One may not be inclined to believe it, but a lot almost similar to this befell on one who has leprosy in the Jewish society at the time of Jesus. (We may assume that in this particular case, the man had Hansen’s disease, though one should bear in mind that the biblical term covers any repulsive scaly skin disease, like psoriasis and seborrheic dermatitis.) As the first reading and the Gospel today indicate, the leper had an appearance that easily distinguished him from others, and gave him a bad identity: his garment was rent, his head bare, and his beard muffled (Lev 13:45a). He was ostracized, and unable to talk with others who were unlike him. He had to shout from a distance, “Unclean, unclean!” (Lev 13:45b), as a warning for people not to approach him. Wretched and ritually unclean as he was (Lev 13:46a), he could not participate in religious activities. He lived as an expellee from the normal community (Lev 13:46b; Num 5:2). Of course, all these stipulations served to protect the community, and considering that medicine was primitive, they were justifiable. Still, these could not hide the pain which the victims of Hansen’s disease felt. Indeed, they suffered not only physically, even as their bodies rotted away. Even more painful for them was their being unwanted, their loneliness, since, social outcasts as they were, people avoided them. It is not an exaggeration to say that many of them would have felt themselves worthless.

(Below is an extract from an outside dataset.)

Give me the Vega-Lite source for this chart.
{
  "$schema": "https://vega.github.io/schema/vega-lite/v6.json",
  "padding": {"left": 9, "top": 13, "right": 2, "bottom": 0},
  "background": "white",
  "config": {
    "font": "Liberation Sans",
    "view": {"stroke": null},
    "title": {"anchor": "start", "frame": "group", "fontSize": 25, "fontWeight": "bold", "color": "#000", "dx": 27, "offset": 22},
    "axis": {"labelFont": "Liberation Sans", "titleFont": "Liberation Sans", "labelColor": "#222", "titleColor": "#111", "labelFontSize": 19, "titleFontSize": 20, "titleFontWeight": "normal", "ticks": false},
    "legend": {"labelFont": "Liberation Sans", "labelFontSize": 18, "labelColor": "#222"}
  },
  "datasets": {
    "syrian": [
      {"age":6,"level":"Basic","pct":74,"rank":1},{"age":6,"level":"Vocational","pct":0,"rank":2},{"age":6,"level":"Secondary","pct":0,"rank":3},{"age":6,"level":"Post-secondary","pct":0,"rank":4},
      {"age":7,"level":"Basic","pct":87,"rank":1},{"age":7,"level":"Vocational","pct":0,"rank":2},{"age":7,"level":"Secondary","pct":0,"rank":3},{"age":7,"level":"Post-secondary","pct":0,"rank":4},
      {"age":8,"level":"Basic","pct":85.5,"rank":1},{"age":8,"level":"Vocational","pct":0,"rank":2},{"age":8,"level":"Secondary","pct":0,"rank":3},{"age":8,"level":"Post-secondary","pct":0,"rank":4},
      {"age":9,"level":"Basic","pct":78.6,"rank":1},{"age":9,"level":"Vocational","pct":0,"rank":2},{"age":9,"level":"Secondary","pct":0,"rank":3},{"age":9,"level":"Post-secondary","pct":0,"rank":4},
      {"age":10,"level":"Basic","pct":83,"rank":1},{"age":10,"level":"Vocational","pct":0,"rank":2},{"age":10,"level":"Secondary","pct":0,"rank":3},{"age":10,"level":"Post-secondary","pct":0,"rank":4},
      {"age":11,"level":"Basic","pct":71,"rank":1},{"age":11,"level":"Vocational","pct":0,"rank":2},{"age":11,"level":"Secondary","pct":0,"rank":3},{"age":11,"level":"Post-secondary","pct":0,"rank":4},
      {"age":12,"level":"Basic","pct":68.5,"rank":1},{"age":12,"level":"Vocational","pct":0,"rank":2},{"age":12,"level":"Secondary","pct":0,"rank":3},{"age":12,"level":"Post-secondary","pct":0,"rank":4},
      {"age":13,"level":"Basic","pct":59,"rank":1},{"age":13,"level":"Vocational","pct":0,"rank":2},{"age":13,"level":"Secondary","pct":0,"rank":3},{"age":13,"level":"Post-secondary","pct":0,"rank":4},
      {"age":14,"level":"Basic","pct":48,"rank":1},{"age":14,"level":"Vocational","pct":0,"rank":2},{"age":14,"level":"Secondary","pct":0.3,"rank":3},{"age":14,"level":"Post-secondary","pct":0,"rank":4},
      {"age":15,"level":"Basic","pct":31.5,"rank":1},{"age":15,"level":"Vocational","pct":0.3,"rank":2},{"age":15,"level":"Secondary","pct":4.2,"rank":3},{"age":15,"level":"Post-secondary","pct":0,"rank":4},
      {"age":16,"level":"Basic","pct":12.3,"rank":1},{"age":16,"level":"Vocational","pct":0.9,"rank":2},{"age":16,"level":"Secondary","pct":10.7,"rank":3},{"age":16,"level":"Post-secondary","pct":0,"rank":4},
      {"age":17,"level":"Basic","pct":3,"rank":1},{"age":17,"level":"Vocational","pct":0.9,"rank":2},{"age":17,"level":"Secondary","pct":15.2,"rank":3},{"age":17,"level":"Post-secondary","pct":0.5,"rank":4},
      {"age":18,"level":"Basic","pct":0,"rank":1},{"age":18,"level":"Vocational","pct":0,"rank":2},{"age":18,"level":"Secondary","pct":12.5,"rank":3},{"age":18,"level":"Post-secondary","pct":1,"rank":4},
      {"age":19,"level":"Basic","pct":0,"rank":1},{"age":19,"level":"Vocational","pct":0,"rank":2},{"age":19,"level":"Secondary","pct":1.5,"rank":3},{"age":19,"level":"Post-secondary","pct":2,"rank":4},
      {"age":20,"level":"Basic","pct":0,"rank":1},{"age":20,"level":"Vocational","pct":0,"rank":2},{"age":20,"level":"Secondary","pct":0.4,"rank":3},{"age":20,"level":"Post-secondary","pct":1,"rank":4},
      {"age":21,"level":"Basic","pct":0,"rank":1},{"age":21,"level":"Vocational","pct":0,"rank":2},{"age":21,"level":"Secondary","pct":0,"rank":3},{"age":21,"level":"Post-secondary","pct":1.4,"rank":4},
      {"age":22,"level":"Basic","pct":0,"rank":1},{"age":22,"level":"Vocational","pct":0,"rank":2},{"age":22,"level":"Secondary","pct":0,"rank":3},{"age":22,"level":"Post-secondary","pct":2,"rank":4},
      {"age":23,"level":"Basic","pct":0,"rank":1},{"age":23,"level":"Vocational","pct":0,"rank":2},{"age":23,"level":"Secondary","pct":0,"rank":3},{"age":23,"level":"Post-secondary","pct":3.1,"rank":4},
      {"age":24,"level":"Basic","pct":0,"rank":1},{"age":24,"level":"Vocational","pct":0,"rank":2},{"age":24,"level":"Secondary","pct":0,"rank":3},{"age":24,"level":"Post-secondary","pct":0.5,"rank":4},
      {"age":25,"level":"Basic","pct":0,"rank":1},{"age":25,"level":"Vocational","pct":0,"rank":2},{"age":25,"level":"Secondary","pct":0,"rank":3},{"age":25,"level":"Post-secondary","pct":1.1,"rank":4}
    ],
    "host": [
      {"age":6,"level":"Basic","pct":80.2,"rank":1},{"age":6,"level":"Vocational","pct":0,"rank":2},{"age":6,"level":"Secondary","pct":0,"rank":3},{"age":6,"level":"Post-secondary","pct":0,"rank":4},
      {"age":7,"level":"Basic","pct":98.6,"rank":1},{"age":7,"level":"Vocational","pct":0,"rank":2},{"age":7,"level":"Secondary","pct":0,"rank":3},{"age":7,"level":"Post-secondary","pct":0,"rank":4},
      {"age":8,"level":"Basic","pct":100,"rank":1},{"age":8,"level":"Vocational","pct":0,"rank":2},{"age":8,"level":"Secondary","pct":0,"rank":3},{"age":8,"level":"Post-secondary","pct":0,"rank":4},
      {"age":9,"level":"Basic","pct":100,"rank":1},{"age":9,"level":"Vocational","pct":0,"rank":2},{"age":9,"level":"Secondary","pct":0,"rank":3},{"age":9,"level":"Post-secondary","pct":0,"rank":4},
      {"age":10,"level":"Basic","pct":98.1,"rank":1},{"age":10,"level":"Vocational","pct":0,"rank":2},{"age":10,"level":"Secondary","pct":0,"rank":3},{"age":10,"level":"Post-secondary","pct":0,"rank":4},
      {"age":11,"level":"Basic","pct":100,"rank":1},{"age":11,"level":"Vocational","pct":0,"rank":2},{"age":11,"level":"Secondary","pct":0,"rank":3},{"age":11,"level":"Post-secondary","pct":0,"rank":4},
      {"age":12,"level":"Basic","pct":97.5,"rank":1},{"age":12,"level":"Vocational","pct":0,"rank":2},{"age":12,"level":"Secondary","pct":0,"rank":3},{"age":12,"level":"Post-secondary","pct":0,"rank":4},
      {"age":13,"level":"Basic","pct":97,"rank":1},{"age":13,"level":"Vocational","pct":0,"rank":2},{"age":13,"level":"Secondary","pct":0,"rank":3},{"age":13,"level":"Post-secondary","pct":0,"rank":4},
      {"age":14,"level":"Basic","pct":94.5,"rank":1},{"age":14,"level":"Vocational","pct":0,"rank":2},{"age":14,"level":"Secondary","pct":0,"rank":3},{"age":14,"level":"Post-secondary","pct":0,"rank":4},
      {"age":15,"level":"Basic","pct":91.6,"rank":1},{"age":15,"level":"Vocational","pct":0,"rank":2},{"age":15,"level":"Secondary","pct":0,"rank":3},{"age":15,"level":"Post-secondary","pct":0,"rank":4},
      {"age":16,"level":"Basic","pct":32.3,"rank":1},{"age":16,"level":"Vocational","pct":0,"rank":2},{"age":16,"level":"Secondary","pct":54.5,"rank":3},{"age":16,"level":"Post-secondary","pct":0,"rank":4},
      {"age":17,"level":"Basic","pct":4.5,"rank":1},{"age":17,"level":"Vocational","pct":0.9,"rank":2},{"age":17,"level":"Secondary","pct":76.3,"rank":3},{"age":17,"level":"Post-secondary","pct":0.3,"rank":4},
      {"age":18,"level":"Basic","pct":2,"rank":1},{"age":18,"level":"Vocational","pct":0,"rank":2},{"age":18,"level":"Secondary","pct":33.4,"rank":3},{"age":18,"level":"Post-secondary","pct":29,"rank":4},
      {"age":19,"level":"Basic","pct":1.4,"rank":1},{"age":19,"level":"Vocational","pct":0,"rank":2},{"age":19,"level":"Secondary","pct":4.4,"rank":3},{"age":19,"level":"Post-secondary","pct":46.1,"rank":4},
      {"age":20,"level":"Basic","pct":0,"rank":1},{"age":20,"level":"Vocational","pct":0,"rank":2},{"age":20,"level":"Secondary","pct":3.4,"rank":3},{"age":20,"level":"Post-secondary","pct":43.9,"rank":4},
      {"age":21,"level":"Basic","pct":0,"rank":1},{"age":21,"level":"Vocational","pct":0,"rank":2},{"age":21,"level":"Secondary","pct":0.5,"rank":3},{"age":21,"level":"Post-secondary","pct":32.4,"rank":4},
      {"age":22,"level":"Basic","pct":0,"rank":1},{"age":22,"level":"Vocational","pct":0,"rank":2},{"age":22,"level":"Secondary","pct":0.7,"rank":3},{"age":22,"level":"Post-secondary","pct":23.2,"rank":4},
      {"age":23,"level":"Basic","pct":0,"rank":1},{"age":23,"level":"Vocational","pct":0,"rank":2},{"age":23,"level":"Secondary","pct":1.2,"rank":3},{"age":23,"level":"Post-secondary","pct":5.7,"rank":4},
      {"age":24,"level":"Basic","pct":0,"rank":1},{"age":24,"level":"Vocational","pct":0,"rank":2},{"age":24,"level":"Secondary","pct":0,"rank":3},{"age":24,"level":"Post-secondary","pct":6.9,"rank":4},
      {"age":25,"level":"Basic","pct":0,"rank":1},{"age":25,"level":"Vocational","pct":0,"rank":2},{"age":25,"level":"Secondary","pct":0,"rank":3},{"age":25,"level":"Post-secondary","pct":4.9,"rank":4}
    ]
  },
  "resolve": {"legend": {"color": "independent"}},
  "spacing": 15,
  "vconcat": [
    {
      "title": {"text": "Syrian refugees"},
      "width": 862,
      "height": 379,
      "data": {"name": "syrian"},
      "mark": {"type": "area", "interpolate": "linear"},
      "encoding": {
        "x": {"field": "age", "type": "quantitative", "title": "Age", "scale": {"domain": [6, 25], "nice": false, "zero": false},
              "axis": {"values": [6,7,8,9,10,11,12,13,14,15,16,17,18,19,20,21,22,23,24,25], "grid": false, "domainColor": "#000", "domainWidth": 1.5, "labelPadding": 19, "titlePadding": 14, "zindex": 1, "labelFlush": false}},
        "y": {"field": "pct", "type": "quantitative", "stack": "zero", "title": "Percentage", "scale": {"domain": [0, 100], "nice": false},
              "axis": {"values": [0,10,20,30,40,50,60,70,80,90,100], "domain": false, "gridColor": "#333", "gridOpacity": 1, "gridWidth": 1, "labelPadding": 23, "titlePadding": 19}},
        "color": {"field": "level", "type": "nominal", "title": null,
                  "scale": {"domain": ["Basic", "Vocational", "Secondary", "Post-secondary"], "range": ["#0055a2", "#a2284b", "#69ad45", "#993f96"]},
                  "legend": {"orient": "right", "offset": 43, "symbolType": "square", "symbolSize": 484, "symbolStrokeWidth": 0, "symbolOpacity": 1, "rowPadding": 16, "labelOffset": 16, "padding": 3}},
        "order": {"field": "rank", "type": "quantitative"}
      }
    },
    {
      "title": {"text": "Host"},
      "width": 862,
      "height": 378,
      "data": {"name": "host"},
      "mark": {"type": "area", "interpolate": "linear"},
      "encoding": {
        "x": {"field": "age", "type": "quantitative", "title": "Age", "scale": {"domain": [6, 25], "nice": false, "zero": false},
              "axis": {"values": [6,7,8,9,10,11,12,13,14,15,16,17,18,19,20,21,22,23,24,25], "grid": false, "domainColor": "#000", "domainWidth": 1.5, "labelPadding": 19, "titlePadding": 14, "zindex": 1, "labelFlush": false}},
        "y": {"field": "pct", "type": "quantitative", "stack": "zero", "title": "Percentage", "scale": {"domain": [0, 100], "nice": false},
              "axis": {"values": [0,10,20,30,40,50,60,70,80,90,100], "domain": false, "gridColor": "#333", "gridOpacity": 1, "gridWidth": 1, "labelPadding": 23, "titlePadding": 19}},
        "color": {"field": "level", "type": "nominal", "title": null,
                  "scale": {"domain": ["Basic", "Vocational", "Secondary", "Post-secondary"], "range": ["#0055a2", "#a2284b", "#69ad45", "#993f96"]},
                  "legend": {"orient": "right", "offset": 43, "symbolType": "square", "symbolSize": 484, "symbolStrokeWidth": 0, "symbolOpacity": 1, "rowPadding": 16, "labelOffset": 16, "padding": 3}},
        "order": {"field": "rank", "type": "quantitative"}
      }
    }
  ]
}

However, the experience of such pain and suffering is contrary to God’s will. Far from wanting that they live in misery, he it is his will that men be saved from all forms of evil (cf 2 Pet 3:9). It is not his desire that anyone be lost; rather, it is his plan that all form part of the community of the saved, where there is acceptance, togetherness, wholeness and happiness. Which is why Jesus was angry at the misery (pain, loneliness, ostracism [Mark 1:42]) which accompanied the disease, and took pity on the leper. He healed him of his leprosy. The consequence was of course more than just the restoration of the sick man’s health. Even more important to Mark was the fact that he was socially and religiously made whole again. He returned to his family, to his circle of friends, and was restored to the normal religious community. People could now associate with him, and he could participate of the sacrifice in the Temple .

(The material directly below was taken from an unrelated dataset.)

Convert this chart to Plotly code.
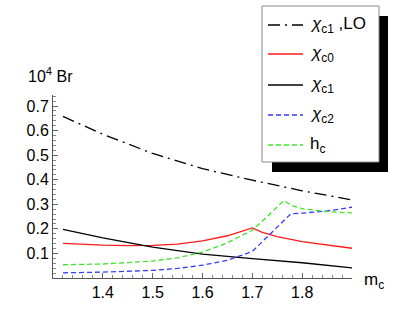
import plotly.graph_objects as go

# ---- data ----
mc_lo = [1.32, 1.40, 1.50, 1.60, 1.70, 1.80, 1.90]
br_lo = [0.658, 0.585, 0.507, 0.445, 0.398, 0.355, 0.318]

mc_c1 = [1.32, 1.40, 1.50, 1.60, 1.70, 1.80, 1.90]
br_c1 = [0.198, 0.163, 0.126, 0.097, 0.079, 0.062, 0.041]

mc_c0 = [1.32, 1.36, 1.40, 1.45, 1.50, 1.55, 1.60, 1.65, 1.70, 1.72, 1.75, 1.80, 1.85, 1.90]
br_c0 = [0.141, 0.136, 0.134, 0.132, 0.133, 0.138, 0.151, 0.172, 0.204, 0.186, 0.168, 0.148, 0.133, 0.121]

mc_c2 = [1.32, 1.40, 1.50, 1.55, 1.60, 1.65, 1.70, 1.75, 1.777, 1.80, 1.85, 1.90]
br_c2 = [0.021, 0.024, 0.031, 0.039, 0.052, 0.072, 0.108, 0.205, 0.261, 0.264, 0.273, 0.288]

mc_hc = [1.32, 1.40, 1.50, 1.55, 1.60, 1.65, 1.70, 1.73, 1.763, 1.78, 1.80, 1.85, 1.90]
br_hc = [0.054, 0.057, 0.069, 0.082, 0.105, 0.143, 0.195, 0.25, 0.315, 0.295, 0.282, 0.270, 0.265]

x_ticks = [1.4, 1.5, 1.6, 1.7, 1.8]
y_ticks = [0.1, 0.2, 0.3, 0.4, 0.5, 0.6, 0.7]

legend_labels = ["<i>χ</i><sub>c1</sub> ,LO", "<i>χ</i><sub>c0</sub>", "<i>χ</i><sub>c1</sub>",
                 "<i>χ</i><sub>c2</sub>", "h<sub>c</sub>"]

RED = "#ff1a1a"
BLACK = "#000000"
BLUE = "#3a3aff"
GREEN = "#3fe52a"
DASHDOT = "12px,5px,2px,5px"
DASH = "5px,3px"

series = [
    (mc_lo, br_lo, BLACK, DASHDOT),
    (mc_c0, br_c0, RED, "solid"),
    (mc_c1, br_c1, BLACK, "solid"),
    (mc_c2, br_c2, BLUE, DASH),
    (mc_hc, br_hc, GREEN, DASH),
]

W, H = 408, 309
L, R, T, B = 53, 56, 95, 31
FONT = "Liberation Sans"

def px(x):
    return (x - L) / (W - L - R)

def py(y):
    return (H - B - y) / (H - T - B)

fig = go.Figure()
for xs, ys, col, dash in series:
    fig.add_trace(go.Scatter(x=xs, y=ys, mode="lines",
                             line=dict(color=col, width=1.3, dash=dash),
                             showlegend=False, hoverinfo="skip"))

shapes = []
annotations = []
# legend shadow and box
shapes.append(dict(type="rect", xref="paper", yref="paper",
                   x0=px(272), x1=px(388), y0=py(172), y1=py(16),
                   fillcolor="black", line=dict(width=0), layer="above"))
shapes.append(dict(type="rect", xref="paper", yref="paper",
                   x0=px(262), x1=px(379), y0=py(162), y1=py(6),
                   fillcolor="white", line=dict(color="#888888", width=1), layer="above"))
rows = [25, 54, 85, 115, 145]
for (xs, ys, col, dash), lab, ry in zip(series, legend_labels, rows):
    shapes.append(dict(type="line", xref="paper", yref="paper",
                       x0=px(268), x1=px(303), y0=py(ry), y1=py(ry),
                       line=dict(color=col, width=1.3, dash=dash), layer="above"))
    annotations.append(dict(xref="paper", yref="paper", x=px(308), y=py(ry),
                            text=lab, showarrow=False, xanchor="left", yanchor="middle",
                            font=dict(size=17, color="black", family=FONT)))

annotations.append(dict(xref="paper", yref="paper", x=px(50), y=py(75),
                        text="10<sup>4</sup> Br", showarrow=False,
                        xanchor="center", yanchor="middle",
                        font=dict(size=16, color="black", family=FONT)))
annotations.append(dict(xref="paper", yref="paper", x=px(362), y=py(281),
                        text="m<sub>c</sub>", showarrow=False,
                        xanchor="left", yanchor="middle",
                        font=dict(size=17, color="black", family=FONT)))

axis_common = dict(showgrid=False, zeroline=False, showline=True, linecolor="#555555",
                   linewidth=1, ticks="inside", ticklen=5, tickcolor="#666666",
                   automargin=False,
                   tickfont=dict(size=16, color="black", family=FONT))

fig.update_layout(
    width=W, height=H,
    margin=dict(l=L, r=R, t=T, b=B, pad=0),
    paper_bgcolor="white", plot_bgcolor="white",
    xaxis=dict(range=[1.30, 1.90], tickvals=x_ticks, ticktext=[f"{v:.1f}" for v in x_ticks],
               minor=dict(dtick=0.02, tick0=1.3, ticks="inside", ticklen=3, tickcolor="#888888"),
               **axis_common),
    yaxis=dict(range=[0, 0.745], tickvals=y_ticks, ticktext=[f"{v:.1f}" for v in y_ticks],
               minor=dict(dtick=0.02, tick0=0, ticks="inside", ticklen=3, tickcolor="#888888"),
               **axis_common),
    shapes=shapes, annotations=annotations,
)

fig.write_html("out.html", config={"displayModeBar": False, "staticPlot": True},
               post_script="document.body.style.margin='0';document.body.style.padding='0';")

Of course, today, we have few lepers, but we have a number of modern counterparts whom our unkind society normally rejects. We can think of moral lepers: prostitutes, guest relation officers, calls girls and criminals. We also have physical lepers: HIV and AIDS victims, tuberculars, neurotics and psychotics. And to some extent, we have social lepers: dockworkers, squatter settlers, barkers, hold-uppers and small-time thieves (big-one ones, ironically, are often honored in high places). In many ways, they are the alienated, the unwanted in our contemporary world. We normally discriminate against, if not exclude them from the respectable society. We erect various walls to keep them out, in much the same way that the Jews put barriers between those within and those outside the respectable Jewish society. But if the Gospel (Mark 1:40-45) has any lesson, it is that we are invited to accept such people to the Christian community where no one is excluded on the basis of money, morality, and gender: “There is neither Jew nor Greek, there is neither slave or free person, there is not male and female; for you are all one in Christ Jesus”(Gal 3:27), for our vocation is to be one: “to preserve the unity of the spirit through the bond of peace: one body, one Spirit… one Lord, one faith, one baptism; one God and Father of all…” (Eph 4:3-6). So as Christians, we have to make every effort that all people, no matter the kind of leprosy they have, should have a place in our Christian community, where humanity, justice and dignity are restored, and where they will be accepted, and treated as fellow Christians. We have to make every effort to support them, and uplift them from misery through our love and concern for them.